- _MATERIAL SUPPLIED_

>> Begin

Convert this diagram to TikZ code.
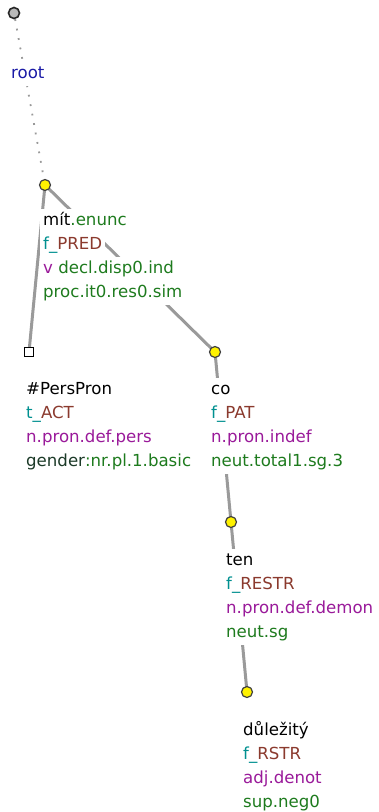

>> End
>> Begin

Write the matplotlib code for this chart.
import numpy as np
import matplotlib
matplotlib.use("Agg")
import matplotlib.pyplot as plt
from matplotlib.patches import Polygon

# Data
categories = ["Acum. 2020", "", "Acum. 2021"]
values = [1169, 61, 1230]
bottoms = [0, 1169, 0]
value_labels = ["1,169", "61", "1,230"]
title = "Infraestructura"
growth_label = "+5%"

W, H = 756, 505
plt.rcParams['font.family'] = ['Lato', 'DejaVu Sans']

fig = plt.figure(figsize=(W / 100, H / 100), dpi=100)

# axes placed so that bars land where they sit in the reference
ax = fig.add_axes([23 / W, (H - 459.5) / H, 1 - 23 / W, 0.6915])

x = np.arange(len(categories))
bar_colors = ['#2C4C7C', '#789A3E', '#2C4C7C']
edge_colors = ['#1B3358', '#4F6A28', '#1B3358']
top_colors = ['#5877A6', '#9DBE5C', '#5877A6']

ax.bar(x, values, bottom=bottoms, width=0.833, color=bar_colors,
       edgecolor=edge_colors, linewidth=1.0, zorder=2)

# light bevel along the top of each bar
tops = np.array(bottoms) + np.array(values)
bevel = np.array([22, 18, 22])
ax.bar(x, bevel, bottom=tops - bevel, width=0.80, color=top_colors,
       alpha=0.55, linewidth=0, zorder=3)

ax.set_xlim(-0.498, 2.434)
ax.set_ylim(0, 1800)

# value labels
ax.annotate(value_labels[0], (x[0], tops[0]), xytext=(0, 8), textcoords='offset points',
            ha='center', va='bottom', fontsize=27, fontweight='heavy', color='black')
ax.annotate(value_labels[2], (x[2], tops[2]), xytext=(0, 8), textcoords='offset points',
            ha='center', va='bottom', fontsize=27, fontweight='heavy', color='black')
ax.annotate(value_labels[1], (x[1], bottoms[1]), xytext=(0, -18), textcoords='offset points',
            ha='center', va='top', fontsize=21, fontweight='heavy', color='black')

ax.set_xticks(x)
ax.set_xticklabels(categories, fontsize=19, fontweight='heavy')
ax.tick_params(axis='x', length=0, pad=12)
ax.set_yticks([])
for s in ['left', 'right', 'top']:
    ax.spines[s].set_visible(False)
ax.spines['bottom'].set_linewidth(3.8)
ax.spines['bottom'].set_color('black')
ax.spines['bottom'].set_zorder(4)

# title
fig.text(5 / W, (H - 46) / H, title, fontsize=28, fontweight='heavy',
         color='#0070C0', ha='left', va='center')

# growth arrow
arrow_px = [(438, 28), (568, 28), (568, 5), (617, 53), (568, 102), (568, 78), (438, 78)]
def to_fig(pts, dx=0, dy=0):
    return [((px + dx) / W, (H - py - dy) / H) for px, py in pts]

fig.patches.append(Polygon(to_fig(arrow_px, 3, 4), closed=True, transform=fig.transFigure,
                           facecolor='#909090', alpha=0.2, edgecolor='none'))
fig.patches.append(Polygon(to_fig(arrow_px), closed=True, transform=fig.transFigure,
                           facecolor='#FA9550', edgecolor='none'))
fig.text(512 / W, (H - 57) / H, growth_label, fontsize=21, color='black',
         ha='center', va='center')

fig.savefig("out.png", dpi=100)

>> End

Of the entries listed above, reproduce only the lines starting at the line containing "Write the matplotlib code for this chart." and ending at the line containing "from matplotlib.patches import Polygon". Include both, exactly as they stand.

Write the matplotlib code for this chart.
import numpy as np
import matplotlib
matplotlib.use("Agg")
import matplotlib.pyplot as plt
from matplotlib.patches import Polygon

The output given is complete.